The Israelis also want to ensure that Hezbollah, or the jihadists fighting the Damascus regime, don't get their hands on Syria's advanced conventional systems like Russia SA-17 surface-to-air missiles -- provided by Moscow after a 2007 Israeli airstrike that destroyed a half-built nuclear reactor on the Euphrates River -- and C-802 Chinese-designed anti-ship missiles. These would seriously challenge Israel's air and naval superiority in the region, dangerously exposing ground operations.

Israel, which hasn't officially acknowledged Wednesday's airstrike, may have been encouraged by the lack of retaliation by the Syrians, or the Iranians who are Assad's staunchest allies and are reportedly providing weapons and troops to help him stay in power.

Technically, Israel's still in a state of war with Syria. There's no benefit for Israel, faced with increasingly destabilized Arab neighbors, in widening that conflict but it can't allow Syria's arsenals to be seized by unpredictable enemies.

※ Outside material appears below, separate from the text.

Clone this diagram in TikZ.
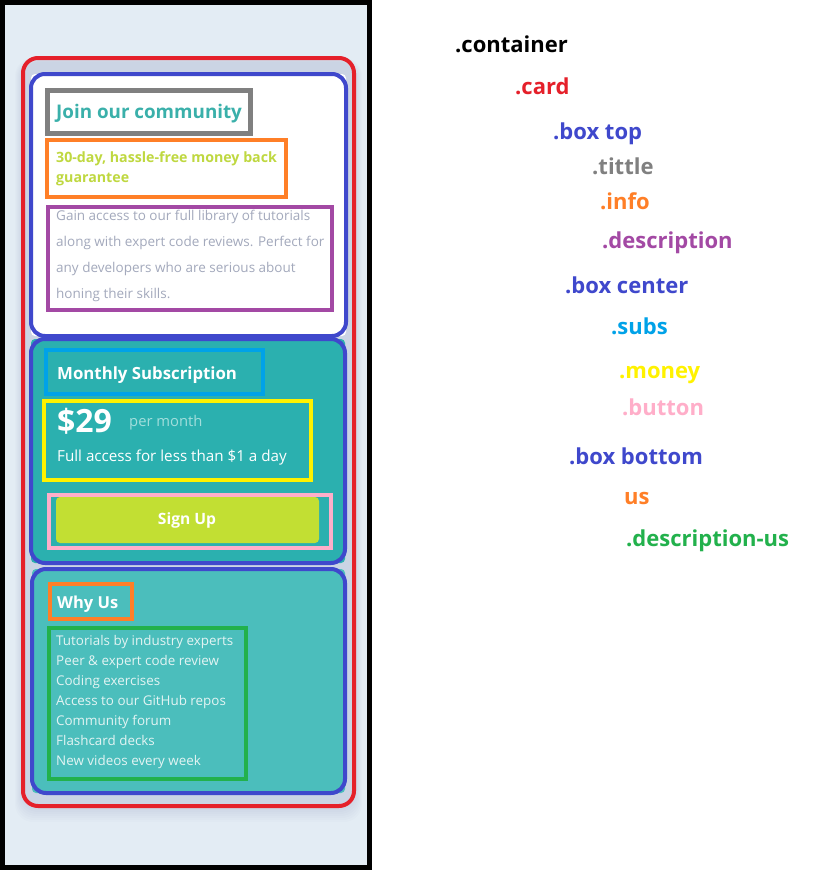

"The fact that ... Assad, who has been steadily losing his grip on the country in the face of a two-year rebellion, should dare defy repeated Israeli warnings about moving anti-aircraft missiles to Hezbollah ... is in itself alarming," observed Roula Khalaf of the Financial Times.

"So too is Israel's readiness to strike. There might be no immediate conflagration but the stakes have been raised much higher."

There are those who believe, contrary to the conventional wisdom in the region, that the Israelis would shed no tears if Assad were to be overthrown.

"He is a linchpin of the radical Iran-Hezbollah axis and a staunch rival of Israel," retired Israeli Brig. Gen. Michael Herzog noted in a Jan. 31 analysis for the Washington Institute for Near East Policy.

"His fall would therefore deal a major blow to Tehran, significantly weaken Hezbollah and dismantle the trilateral axis."